The Data Engineering
This website is currently in Beta.
IngestionBest Practices

Best Practices in Data Ingestion

Data ingestion is a critical first step in the data engineering lifecycle, and following best practices ensures reliable, efficient, and maintainable data pipelines. Here are the essential best practices for data ingestion:

1. Data Validation and Quality Checks

  • Implement Schema Validation: Always validate incoming data against predefined schemas before ingestion. This helps catch structural issues early and prevents corrupted data from entering your systems.
  • Data Quality Checks: Set up automated checks for data completeness, accuracy, and consistency. This includes checking for null values, data type mismatches, and business rule violations.
  • Data Profiling: Regularly profile incoming data to understand patterns, distributions, and anomalies that might indicate issues in the source systems.

2. Source System Impact Management

  • Rate Limiting: Implement appropriate rate limiting when pulling data from source systems to prevent overwhelming them. This is especially important for production databases where excessive reads can impact performance.
  • Schedule During Off-Peak Hours: When possible, schedule batch ingestion jobs during periods of low system usage to minimize impact on source systems.
  • Incremental Loading: Use incremental loading strategies instead of full loads where possible to reduce system load and processing time.

3. Error Handling and Recovery

  • Implement Retry Logic: Build robust retry mechanisms for handling temporary failures in data ingestion. This includes network issues, API timeouts, and temporary service unavailability.
  • Dead Letter Queues: Set up dead letter queues or error storage for failed records that can’t be processed. This ensures no data is lost and problematic records can be investigated.
  • Monitoring and Alerting: Establish comprehensive monitoring and alerting systems to quickly identify and respond to ingestion failures.

4. Documentation and Metadata Management

  • Source System Documentation: Maintain detailed documentation about source systems, including data formats, schemas, and business rules.
  • Data Lineage: Track and document data lineage to understand how data flows from source to destination, including any transformations applied during ingestion.
  • Change Management: Implement processes to handle schema changes and version control for ingestion pipelines.

5. Security and Compliance

  • Data Encryption: Ensure data is encrypted both in transit and at rest during the ingestion process.
  • Access Control: Implement proper access controls and authentication mechanisms for data sources and ingestion systems.
  • Compliance Logging: Maintain detailed logs of all data access and modifications for compliance and audit purposes.

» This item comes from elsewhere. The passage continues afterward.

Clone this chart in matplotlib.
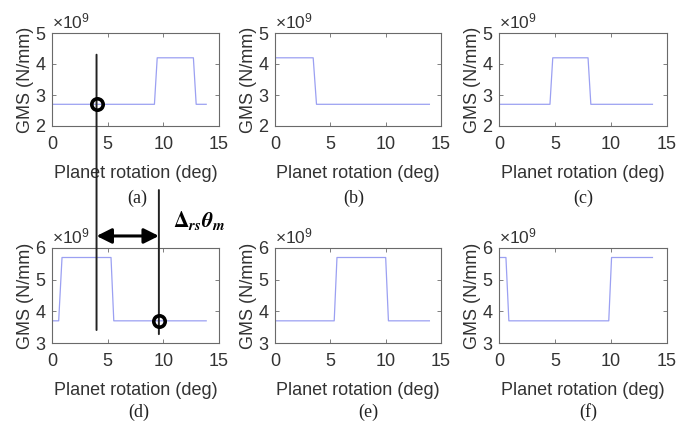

6. Performance Optimization

  • Parallel Processing: Use parallel processing where possible to improve ingestion performance, especially for large datasets.
  • Data Partitioning: Implement appropriate partitioning strategies for both storage and processing to improve query performance and manageability.
  • Resource Management: Optimize resource allocation for ingestion jobs based on data volume and processing requirements.

7. Data Format and Storage Considerations

  • Standardization: Standardize data formats and encoding across different sources to simplify downstream processing.
  • Compression: Use appropriate compression techniques to optimize storage and network bandwidth usage.
  • Storage Format Selection: Choose appropriate storage formats (like Parquet, ORC, or Avro) based on your use case and query patterns.

8. Scalability and Flexibility

  • Design for Scale: Build ingestion pipelines that can handle growing data volumes and new data sources.
  • Modularity: Create modular and reusable components in your ingestion pipelines to improve maintainability and reduce development time.
  • Configuration Management: Externalize configuration parameters to make pipelines flexible and easily adaptable to changes.

9. Testing and Validation

  • Test Environment: Maintain separate test environments for validating ingestion pipelines before production deployment.
  • Integration Testing: Perform thorough integration testing with all connected systems and downstream processes.
  • Load Testing: Conduct performance testing under various load conditions to ensure pipeline stability.

10. Monitoring and Maintenance

  • Performance Metrics: Track key performance metrics like throughput, latency, and resource utilization.
  • Cost Monitoring: Monitor and optimize costs associated with data ingestion, especially in cloud environments.
  • Regular Maintenance: Schedule regular maintenance windows for pipeline updates, optimization, and technical debt reduction.

Following these best practices helps ensure reliable, efficient, and maintainable data ingestion processes that form the foundation of successful data engineering projects.